Artist Eric Aho will host a community-wide ice cutting project on Keewaydin Lake on Saturday, Feb. 5, to recreate the winter scene of Marsden Hartley’s 1908-09 painting “The Ice-Hole, Maine” (New Orleans Art Museum, LA). This public-led effort will commemorate a pivotal work by an important American artist and invite local residents to engage in and celebrate two of Maine’s many historical winter pastimes: ice cutting and landscape painting. Both emphasize the simple pleasure of the outdoors.
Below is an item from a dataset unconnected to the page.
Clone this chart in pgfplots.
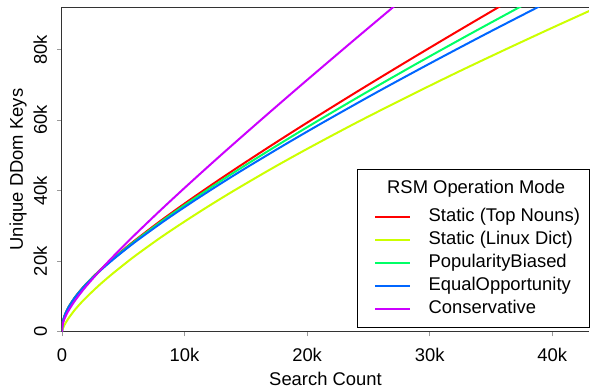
\documentclass[border=0pt]{standalone}
\usepackage{pgfplots}
\pgfplotsset{compat=1.18}
\usepackage{fontspec}
\setmainfont{Liberation Sans}
\definecolor{cRed}{HTML}{FF0000}
\definecolor{cYel}{HTML}{CCFF00}
\definecolor{cGrn}{HTML}{00FF66}
\definecolor{cBlu}{HTML}{0066FF}
\definecolor{cMag}{HTML}{CC00FF}
\newcommand{\lblfont}{\fontsize{13.8}{16.5}\selectfont}
\begin{document}
\begin{tikzpicture}
\begin{axis}[
  at={(0pt,0pt)}, anchor=south west,
  scale only axis, width=395.25pt, height=243.3pt,
  xmin=0, xmax=43000, ymin=0, ymax=92000,
  axis x line*=box, axis y line*=left,
  axis line style={-, black!80, line width=0.75pt},
  xtick={0,10000,20000,30000,40000},
  xticklabels={0,10k,20k,30k,40k},
  ytick={0,20000,40000,60000,80000},
  yticklabels={0,20k,40k,60k,80k},
  scaled ticks=false,
  xtick pos=bottom, ytick pos=left,
  tick align=outside, major tick length=3.4pt,
  tick style={black!40, line width=0.6pt},
  xticklabel style={font=\lblfont, anchor=base, inner sep=0pt},
  xticklabel shift=19pt,
  yticklabel style={font=\lblfont, rotate=90, anchor=base, inner sep=0pt},
  yticklabel shift=8pt,
  xlabel={Search Count}, ylabel={Unique DDom Keys},
  every axis x label/.style={at={([yshift=-40pt]axis description cs:0.5,0)}, anchor=base, font=\lblfont},
  every axis y label/.style={at={([xshift=-29.3pt]axis description cs:0,0.5)}, rotate=90, anchor=base, font=\lblfont},
  legend cell align=left,
  legend image code/.code={\path (0pt,0pt); \draw[#1] (6pt,0pt) -- (32.25pt,0pt);},
  legend style={at={([yshift=2.8pt,xshift=0.4pt]axis description cs:1,0)}, anchor=south east,
    draw=black, line width=0.75pt, fill=white, font=\lblfont,
    inner xsep=6.75pt, inner ysep=8.2pt, row sep=5.2pt, column sep=13pt,
    nodes={inner sep=0pt, text height=9.5pt, text depth=2.5pt}},
  every axis plot/.append style={line width=1.5pt, smooth, no marks},
]
\addlegendimage{empty legend}
\addlegendentry[text depth=6.6pt]{\makebox[0pt][l]{\hspace{-31.6pt}RSM Operation Mode}}

\addplot[cRed] coordinates {
(0,0)(50,2450)(200,4450)(500,6770)(1000,9500)(1500,11710)(2000,13670)(3000,17160)(4000,20300)(5000,23240)(6000,26040)(8000,31330)(10000,36340)(12000,41160)(14000,45840)(17000,52650)(20000,59290)(24000,67920)(28000,76360)(32000,84650)(36000,92820)};
\addlegendentry{Static (Top Nouns)}

\addplot[cYel] coordinates {
(0,0)(50,700)(200,1900)(500,3650)(1000,6000)(1500,8000)(2000,9800)(3000,13100)(4000,16100)(5000,18900)(6000,21600)(8000,26600)(10000,31250)(12000,35700)(14000,39950)(17000,46050)(20000,51850)(24000,59250)(28000,66300)(32000,73150)(36000,79750)(40000,86200)(44000,92500)};
\addlegendentry{Static (Linux Dict)}

\addplot[cGrn] coordinates {
(0,0)(50,2450)(200,4450)(502,6770)(1005,9500)(1509,11710)(2014,13670)(3027,17160)(4042,20300)(5061,23240)(6082,26040)(8131,31330)(10190,36340)(12260,41160)(14330,45840)(17470,52650)(20620,59290)(24850,67920)(29110,76360)(33410,84650)(37740,92820)};
\addlegendentry{PopularityBiased}

\addplot[cBlu] coordinates {
(0,0)(50,2450)(202,4450)(506,6770)(1015,9500)(1526,11710)(2039,13670)(3071,17160)(4108,20300)(5150,23240)(6197,26040)(8304,31330)(10430,36340)(12570,41160)(14720,45840)(17980,52650)(21270,59290)(25690,67920)(30170,76360)(34690,84650)(39260,92820)};
\addlegendentry{EqualOpportunity}

\addplot[cMag] coordinates {
(0,0)(50,1920)(200,3640)(500,5800)(1000,8530)(1500,10870)(2000,13020)(3000,16980)(4000,20700)(5000,24250)(6000,27690)(8000,34340)(10000,40780)(12000,47080)(14000,53270)(17000,62400)(20000,71400)(24000,83230)(28000,94910)};
\addlegendentry{Conservative}
\end{axis}
\pgfresetboundingbox
\path[use as bounding box] (-46.5pt,-42.2pt) rectangle (396pt,248.8pt);
\end{tikzpicture}
\end{document}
The brutal Maine winter has provided the natural resources and setting to create industries and pastimes, from ice harvesting to landscaping painting. In 1908, American painter Marsden Hartley moved into a small house in North Stoneham. Inspired by the winter terrain of his home state, Hartley produced his first mature works that subsequently launched his career as an artist, including one of his first landscapes, “The Ice-Hole, Maine.”
In “The Ice Hole, Maine,” Hartley paints a scene depicting a local ice harvest, a common enterprise in 19th-century New England that consisted of collecting surface ice from lakes to be exported for use in household iceboxes. Yet, instead of a showing a traditional carved grid pattern, Hartley paints an elongated “H” into the pond. While mountains in the background form a lower-case m, affixing Hartley’s monogram to the scene. These details show Hartley’s affection for the environment that inspired the artist to align himself with the rugged and restless character of the state, eventually referring to himself as “The Painter from Maine.”
To celebrate rural Maine’s unique cultural history, an enthusiastic team of winter-loving community volunteers will cut a fifteen-foot wide by thirty-foot long “H” in the ice near the north shore of Keewaydin Lake at roughly the same location as the ice harvest pictured in the 1908 painting by Marsden Hartley. The volunteer crew will utilize hand tools typical of a late 19th-, early 20th-Century ice harvest including: picks, saws, chisels, and tongs. The resulting shape will resemble a giant elongated letter “H” much like the form Marsden Hartley observed and included in his painting. Drone and landbased video and photography will be used to document the project from start to completion.
The project hopes to highlight the meaningful commercial and leisure opportunities that Maine’s winter has created, highlight changing winter conditions and its effect on New England’s natural resources, and recognize the important role of rural Maine communities in the development of American Art.
Aho is an American painter known for his immersive paintings of the natural world. With color and form that bridges the way we experience nature in totality, Aho’s canvases at every scale, occupy a zone of perception between sober realism and ecstatic abstraction. He’s been called “One of the leading painters of landscape and the environment of his generation.” His works have been exhibited and collected widely in the United States and abroad. Recent solo exhibitions have been held in Connecticut, New Hampshire, and in Washington, D.C. Aho’s paintings have been
shown internationally in Ireland, South Africa, Cuba, Norway, Finland, and Japan. He lives and works in Saxtons River, Vermont, and since childhood has spent several weeks each year in Maine.